По правде говоря, спорить о словах бесполезно. Можно сказать, предписание говорить о сексе – первично, а подавление – просто обходной маневр (вполне согласен, но тогда труд и эксплуатация – тоже не более чем обходной маневр и алиби других, более фундаментальных вещей); или: вытеснение – первично, а дискурс о сексе – только более современный его вариант («репрессивная десублимация»). По существу, обе гипотезы мало что меняют. В первой гипотезе (принадлежащей Фуко) главная проблема состоит в том, что если где-то и существовало подавление или, по крайней мере, эффект подавления (а этого нельзя оспаривать), то объяснить его невозможно. Почему воображаемое подавления необходимо для того, чтобы сохранить равновесие разным видам власти, если они живут за счет индукции, производства и вымогательства дискурса? Напротив, становится более понятным, почему дискурс, метаустойчивая система, следует за подавлением, которое не что иное, как неустойчивая система власти.
Если секс существует только как сказанное, выраженное в дискурсе, как признание, то что же существовало до того, как о нем заговорили? Какой разрыв создает этот дискурс о сексе и в отношении чего? Понятно, какие новые виды власти группируются вокруг него, но какая перипетия власти его порождает? Что он нейтрализует, что он улаживает, что завершает[8] (а иначе, кто может претендовать на то, чтобы покончить с ним, как говорится на с. 213), «освободиться от инстанций секса»?). С какой бы стороны мы ни посмотрели на это, «заставить секс что-то означать» – не такое уж невинное предприятие, власть от чего-то отталкивается (в противном случае не было бы даже тех форм сопротивления, которые мы обнаруживаем на с. 127), она что-то исключает, разделяет, отрицает, чтобы у нее появилась возможность приступить к «производству реального», производить реальность. Только исходя из этого, можно понять новую – катастрофическую на этот раз – перипетию власти, заключающуюся в том, что ей не удается больше производить реальность, воспроизводить себя в качестве реального, открывать новые пространства принципу реальности, что она впадает в гиперреальность и улетучивается, а это – конец власти, конец стратегии реального.

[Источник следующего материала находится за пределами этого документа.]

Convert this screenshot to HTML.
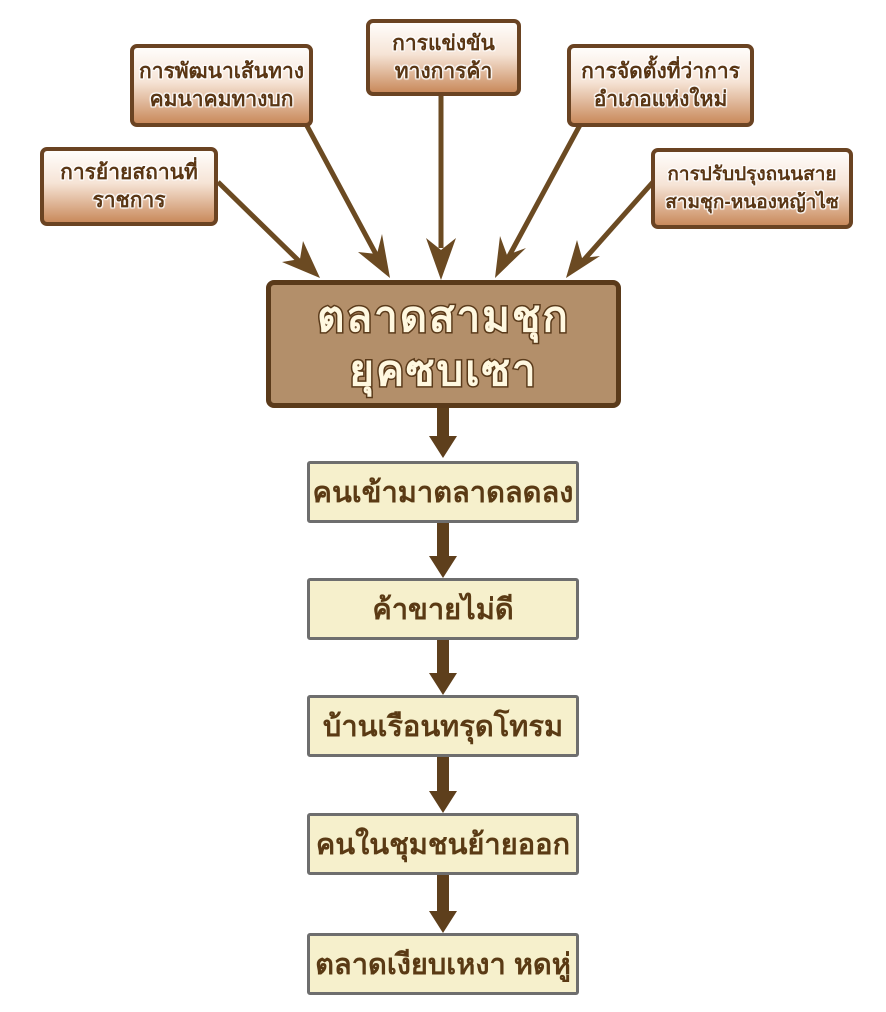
<!DOCTYPE html>
<html><head><meta charset="utf-8"><style>
body{margin:0;width:886px;height:1012px;background:#fff;position:relative;overflow:hidden;font-family:"Liberation Sans","Noto Sans CJK SC",sans-serif}
.t{position:absolute;box-sizing:border-box;border:4px solid #6a4322;border-radius:7px;background:linear-gradient(#fffdfb 0%,#f6e4d6 45%,#c98a5c 100%);display:flex;align-items:center;justify-content:center;text-align:center;font-weight:bold;font-size:21px;line-height:28px;color:#5a3614;text-shadow:0 0 2px #fff,0 0 2px #fff,1px 1px 1px #fff,-1px -1px 1px #fff,1px -1px 1px #fff,-1px 1px 1px #fff;white-space:nowrap}
.m{position:absolute;left:266px;top:280px;width:355px;height:128px;box-sizing:border-box;border:5px solid #5a3a1a;border-radius:8px;background:#b38f6a;display:flex;align-items:center;justify-content:center;text-align:center;font-weight:bold;font-size:42px;line-height:54px;color:#fff8e0;-webkit-text-stroke:3px #5a3a1a;paint-order:stroke fill;letter-spacing:2px}
.b{position:absolute;left:307px;width:272px;height:62px;box-sizing:border-box;border:3px solid #6e6e6e;border-radius:3px;background:#f6f0cc;display:flex;align-items:center;justify-content:center;font-weight:bold;font-size:29px;color:#5a3a14;white-space:nowrap}
svg{position:absolute;left:0;top:0}
</style></head><body>
<svg width="886" height="1012">
<g stroke="#6b4a22" stroke-width="5" fill="none">
<line x1="218" y1="182" x2="300" y2="262"/>
<line x1="306" y1="124" x2="378" y2="258"/>
<line x1="441" y1="94" x2="441" y2="248"/>
<line x1="580" y1="125" x2="508" y2="258"/>
<line x1="653" y1="182" x2="582" y2="262"/>
</g>
<g fill="#6b4a22">
<path d="M320 278 L282 262 L300 259 L303 241 Z"/>
<path d="M390 278 L358 252 L377 254 L382 234 Z"/>
<path d="M441 280 L426 238 L441 250 L456 238 Z"/>
<path d="M495 278 L500 236 L507 255 L526 248 Z"/>
<path d="M566 278 L577 240 L582 258 L600 256 Z"/>
</g>
<g fill="#5e3f1c">
<rect x="437" y="407" width="12" height="30"/><path d="M429 436 L457 436 L443 458 Z"/>
<rect x="437" y="522" width="12" height="36"/><path d="M429 556 L457 556 L443 578 Z"/>
<rect x="437" y="640" width="12" height="36"/><path d="M429 673 L457 673 L443 695 Z"/>
<rect x="437" y="757" width="12" height="36"/><path d="M429 791 L457 791 L443 813 Z"/>
<rect x="437" y="874" width="12" height="38"/><path d="M429 911 L457 911 L443 933 Z"/>
</g>
</svg>
<div class="t" style="left:40px;top:147px;width:178px;height:79px">การย้ายสถานที่<br>ราชการ</div>
<div class="t" style="left:130px;top:44px;width:183px;height:83px">การพัฒนาเส้นทาง<br>คมนาคมทางบก</div>
<div class="t" style="left:366px;top:19px;width:155px;height:77px">การแข่งขัน<br>ทางการค้า</div>
<div class="t" style="left:567px;top:44px;width:187px;height:83px">การจัดตั้งที่ว่าการ<br>อำเภอแห่งใหม่</div>
<div class="t" style="left:651px;top:148px;width:202px;height:81px;font-size:19px">การปรับปรุงถนนสาย<br>สามชุก-หนองหญ้าไซ</div>
<div class="m">ตลาดสามชุก<br>ยุคซบเซา</div>
<div class="b" style="top:461px">คนเข้ามาตลาดลดลง</div>
<div class="b" style="top:578px">ค้าขายไม่ดี</div>
<div class="b" style="top:695px">บ้านเรือนทรุดโทรม</div>
<div class="b" style="top:813px">คนในชุมชนย้ายออก</div>
<div class="b" style="top:933px">ตลาดเงียบเหงา หดหู่</div>
</body></html>
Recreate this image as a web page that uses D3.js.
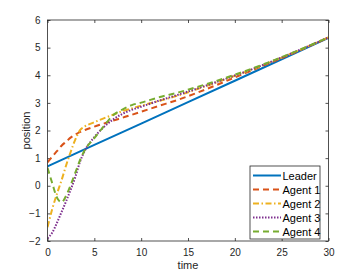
<!DOCTYPE html>
<html lang="en">
<head>
  <meta charset="UTF-8" />
  <title>Leader / agents position</title>
  <style>
    body { margin: 0; background: #fff; }
    svg { display: block; font-family: "Liberation Sans", Arial, sans-serif; }
    .tick text { fill: #262626; font-size: 10px; }
  </style>
</head>
<body>
  <div id="chart"></div>
  <script src="https://cdnjs.cloudflare.com/ajax/libs/d3/7.8.4/d3.min.js"></script>
  <script>
    // sample times
    const times = [0, 0.5, 1, 1.5, 2, 2.5, 3, 3.5, 4, 5, 6, 7, 8, 9, 10, 12, 14, 16, 18, 20, 22, 25, 30];

    const leaderTimes = [0, 5, 10, 15, 20, 25, 30];
    const leader = [0.7, 1.48, 2.25, 3.03, 3.8, 4.58, 5.35];

    const agent1 = [0.85, 1.05, 1.25, 1.45, 1.6, 1.75, 1.86, 1.95, 2.02, 2.14, 2.25, 2.36, 2.46, 2.57, 2.68, 2.9, 3.12, 3.37, 3.64, 3.92, 4.2, 4.62, 5.36];
    const agent2 = [-1.5, -0.85, -0.3, 0.2, 0.75, 1.25, 1.7, 2.02, 2.15, 2.3, 2.44, 2.57, 2.7, 2.8, 2.9, 3.08, 3.27, 3.5, 3.74, 3.98, 4.23, 4.64, 5.37];
    const agent3 = [-1.9, -1.7, -1.35, -0.95, -0.55, -0.12, 0.35, 0.9, 1.28, 1.76, 2.12, 2.4, 2.6, 2.75, 2.86, 3.09, 3.3, 3.52, 3.75, 3.99, 4.24, 4.645, 5.37];
    const agent4 = [0.65, 0.1, -0.42, -0.6, -0.35, 0.05, 0.5, 0.95, 1.3, 1.72, 2.15, 2.55, 2.76, 2.92, 3.01, 3.21, 3.38, 3.58, 3.79, 4.02, 4.26, 4.655, 5.37];

    const xTicks = [0, 5, 10, 15, 20, 25, 30];
    const yTicks = [-2, -1, 0, 1, 2, 3, 4, 5, 6];

    const series = [
      { name: "Leader",  t: leaderTimes, v: leader, color: "#0072BD", dash: null,          width: 2 },
      { name: "Agent 1", t: times, v: agent1, color: "#D95319", dash: "6,4",        width: 2 },
      { name: "Agent 2", t: times, v: agent2, color: "#EDB120", dash: "6,2.5,1.5,2.5", width: 2 },
      { name: "Agent 3", t: times, v: agent3, color: "#7E2F8E", dash: "1.5,1.5",    width: 2 },
      { name: "Agent 4", t: times, v: agent4, color: "#77AC30", dash: "6,4",        width: 2 }
    ];

    const width = 363, height = 273;
    const margin = { top: 20, right: 34.5, bottom: 32, left: 47.5 };
    const iw = width - margin.left - margin.right;
    const ih = height - margin.top - margin.bottom;

    const svg = d3.select("#chart").append("svg").attr("width", width).attr("height", height);
    const g = svg.append("g").attr("transform", `translate(${margin.left},${margin.top})`);

    const x = d3.scaleLinear().domain([0, 30]).range([0, iw]);
    const y = d3.scaleLinear().domain([-2, 6]).range([ih, 0]);

    const axisColor = "#262626";
    function styleAxis(sel, showText) {
      sel.select(".domain").remove();
      sel.selectAll(".tick line").attr("stroke", axisColor).attr("stroke-width", 0.8);
      if (!showText) sel.selectAll(".tick text").remove();
    }

    g.append("g").attr("transform", `translate(0,${ih})`)
      .call(d3.axisBottom(x).tickValues(xTicks).tickSizeInner(-3).tickSizeOuter(0).tickPadding(8))
      .call(s => styleAxis(s, true));
    g.append("g")
      .call(d3.axisTop(x).tickValues(xTicks).tickSizeInner(-3).tickSizeOuter(0))
      .call(s => styleAxis(s, false));
    g.append("g")
      .call(d3.axisLeft(y).tickValues(yTicks).tickSizeInner(-3).tickSizeOuter(0).tickPadding(7))
      .call(s => styleAxis(s, true));
    g.append("g").attr("transform", `translate(${iw},0)`)
      .call(d3.axisRight(y).tickValues(yTicks).tickSizeInner(-3).tickSizeOuter(0))
      .call(s => styleAxis(s, false));

    // lines
    const clip = svg.append("clipPath").attr("id", "clip")
      .append("rect").attr("width", iw).attr("height", ih);
    const plot = g.append("g").attr("clip-path", "url(#clip)");
    series.forEach(s => {
      const pts = s.t.map((t, i) => [t, s.v[i]]);
      const line = d3.line()
        .x(d => x(d[0])).y(d => y(d[1]))
        .curve(s.dash === null ? d3.curveLinear : d3.curveMonotoneX);
      plot.append("path")
        .attr("d", line(pts))
        .attr("fill", "none")
        .attr("stroke", s.color)
        .attr("stroke-width", s.width)
        .attr("stroke-dasharray", s.dash);
    });

    // box
    g.append("rect").attr("width", iw).attr("height", ih)
      .attr("fill", "none").attr("stroke", axisColor).attr("stroke-width", 0.8);

    // axis labels
    svg.append("text").attr("x", margin.left + iw / 2).attr("y", 269)
      .attr("text-anchor", "middle").attr("font-size", 11).attr("fill", axisColor).text("time");
    svg.append("text").attr("transform", `translate(30,${margin.top + ih / 2}) rotate(-90)`)
      .attr("text-anchor", "middle").attr("font-size", 11).attr("fill", axisColor).text("position");

    // legend
    const lg = svg.append("g").attr("transform", "translate(250,166)");
    lg.append("rect").attr("width", 70).attr("height", 73)
      .attr("fill", "#fff").attr("stroke", axisColor).attr("stroke-width", 0.8);
    series.forEach((s, i) => {
      const yy = 9.5 + i * 14;
      lg.append("line").attr("x1", 3).attr("x2", 31).attr("y1", yy).attr("y2", yy)
        .attr("stroke", s.color).attr("stroke-width", s.width)
        .attr("stroke-dasharray", s.dash);
      lg.append("text").attr("x", 32.5).attr("y", yy + 4)
        .attr("font-size", 11).attr("fill", "#000").text(s.name);
    });
  </script>
</body>
</html>
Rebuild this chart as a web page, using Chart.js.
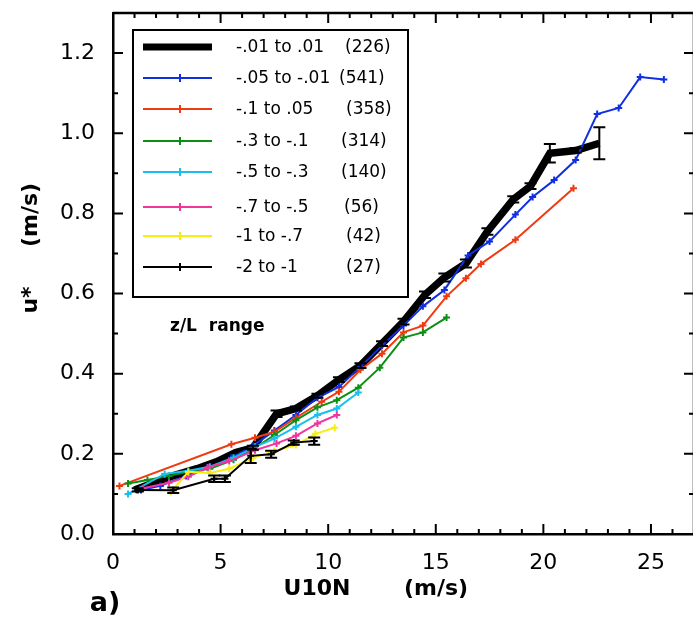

Для Фуко не существует кризиса или перипетии власти, есть только модуляция, капиллярность, «микрофизическая» сегментарность власти, как говорит Делез. И это действительно так: власть у Фуко функционирует так же, как генетический код у Монода, согласно диаграмме дисперсии и управления (ДНК) и согласно телеономическому порядку. Конец теологической власти, конец телеологической власти, да здравствует телеономическая власть! Телеономия означает конец всякого окончательного определения и всякой диалектики: это что-то вроде имманентной, неотвратимой, всегда позитивной, кодовой записи программы развития, оставляющей место только бесконечно малым мутациям. При пристальном рассмотрении власть у Фуко странным образом напоминает «концепцию социального пространства, столь же новую, как и концепция актуальных физических и математических пространств», как говорит Делез, неожиданно ослепленный благодеяниями науки. Именно эту тайную связь и следует осудить или высмеять. Сегодня все погрязли в молекулярном, равно как в революционном. Однако пока не произошел новый поворот (а он может оказаться единственным), истинная молекула – это не молекула форм революционного, а молекула Монода, молекула генетического кода, сложной спирали ДНК. Все же не следует заново открывать как механизм желания то, что кибернетики описали как матрицу кода и контроля.